Directions: Among the lines below, list those containing the string "this".

:: Source data ::

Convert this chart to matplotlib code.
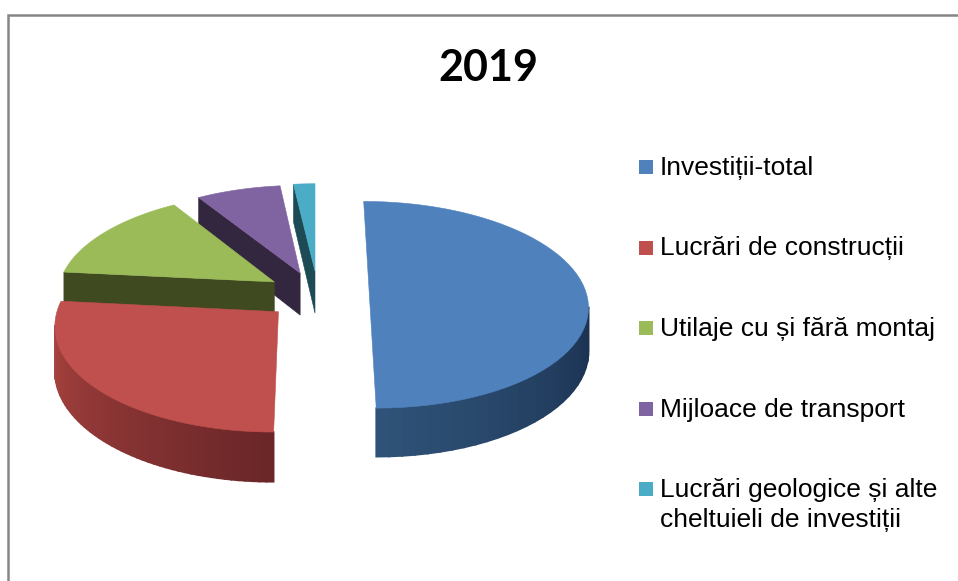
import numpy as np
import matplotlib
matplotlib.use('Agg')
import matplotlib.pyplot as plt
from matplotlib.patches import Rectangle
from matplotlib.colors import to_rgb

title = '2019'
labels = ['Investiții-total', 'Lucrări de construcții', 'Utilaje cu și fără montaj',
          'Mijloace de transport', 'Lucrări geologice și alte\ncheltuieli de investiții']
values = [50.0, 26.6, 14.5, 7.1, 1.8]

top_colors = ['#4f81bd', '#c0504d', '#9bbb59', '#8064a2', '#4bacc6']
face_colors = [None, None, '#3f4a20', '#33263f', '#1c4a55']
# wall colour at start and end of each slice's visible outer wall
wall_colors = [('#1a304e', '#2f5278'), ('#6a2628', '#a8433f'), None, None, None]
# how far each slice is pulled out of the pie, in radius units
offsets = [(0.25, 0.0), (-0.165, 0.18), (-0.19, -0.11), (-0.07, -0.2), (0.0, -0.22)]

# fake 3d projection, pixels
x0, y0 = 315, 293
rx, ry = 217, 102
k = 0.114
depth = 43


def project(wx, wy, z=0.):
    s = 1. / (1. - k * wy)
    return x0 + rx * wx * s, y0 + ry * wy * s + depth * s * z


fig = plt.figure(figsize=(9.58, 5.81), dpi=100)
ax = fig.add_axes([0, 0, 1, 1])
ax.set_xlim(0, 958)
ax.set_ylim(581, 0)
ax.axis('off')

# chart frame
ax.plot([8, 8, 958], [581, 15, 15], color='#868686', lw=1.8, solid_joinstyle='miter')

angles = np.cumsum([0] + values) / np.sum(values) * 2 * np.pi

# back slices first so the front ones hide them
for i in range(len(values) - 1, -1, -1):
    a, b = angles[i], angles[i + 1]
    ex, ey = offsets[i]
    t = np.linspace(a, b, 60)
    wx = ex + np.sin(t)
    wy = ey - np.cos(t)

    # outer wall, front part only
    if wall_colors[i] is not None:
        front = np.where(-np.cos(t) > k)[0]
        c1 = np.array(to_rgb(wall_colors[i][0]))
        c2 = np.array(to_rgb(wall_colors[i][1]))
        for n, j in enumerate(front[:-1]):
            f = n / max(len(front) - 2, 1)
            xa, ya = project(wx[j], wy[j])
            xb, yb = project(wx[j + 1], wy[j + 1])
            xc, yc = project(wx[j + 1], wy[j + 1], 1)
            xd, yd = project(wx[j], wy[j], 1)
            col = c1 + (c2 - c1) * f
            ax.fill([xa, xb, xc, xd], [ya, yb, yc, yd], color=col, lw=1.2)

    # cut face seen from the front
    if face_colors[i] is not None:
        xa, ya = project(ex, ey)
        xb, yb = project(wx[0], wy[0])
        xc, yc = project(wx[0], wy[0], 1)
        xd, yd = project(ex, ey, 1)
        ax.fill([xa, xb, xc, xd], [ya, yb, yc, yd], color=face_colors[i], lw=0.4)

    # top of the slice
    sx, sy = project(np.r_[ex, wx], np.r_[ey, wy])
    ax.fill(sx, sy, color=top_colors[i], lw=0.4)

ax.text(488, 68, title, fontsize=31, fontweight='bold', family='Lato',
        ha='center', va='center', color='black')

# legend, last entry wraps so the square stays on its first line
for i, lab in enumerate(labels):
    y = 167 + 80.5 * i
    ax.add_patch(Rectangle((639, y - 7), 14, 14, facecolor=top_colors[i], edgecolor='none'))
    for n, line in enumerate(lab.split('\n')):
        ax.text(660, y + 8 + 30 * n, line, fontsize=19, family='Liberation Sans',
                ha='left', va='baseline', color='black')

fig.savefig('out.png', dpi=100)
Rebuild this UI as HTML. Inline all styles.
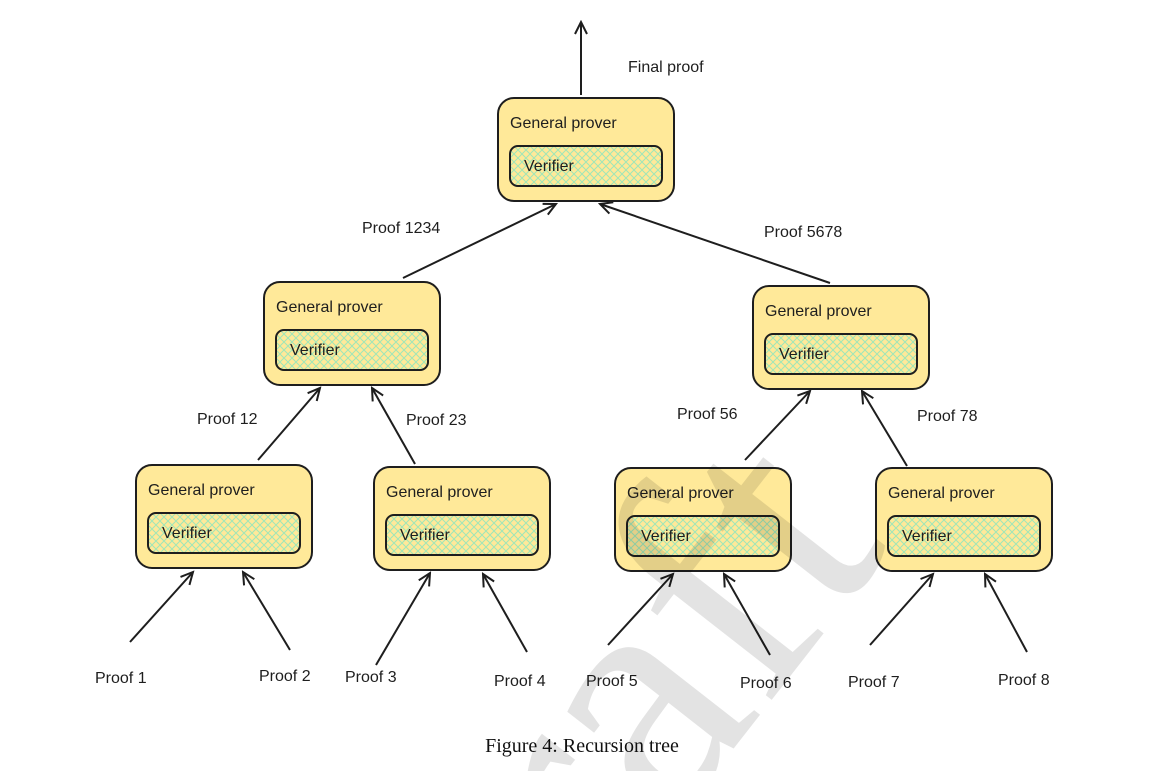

:::

The output:
Convert this chart to matplotlib code.
Rebuild this UI as HTML. Inline all styles.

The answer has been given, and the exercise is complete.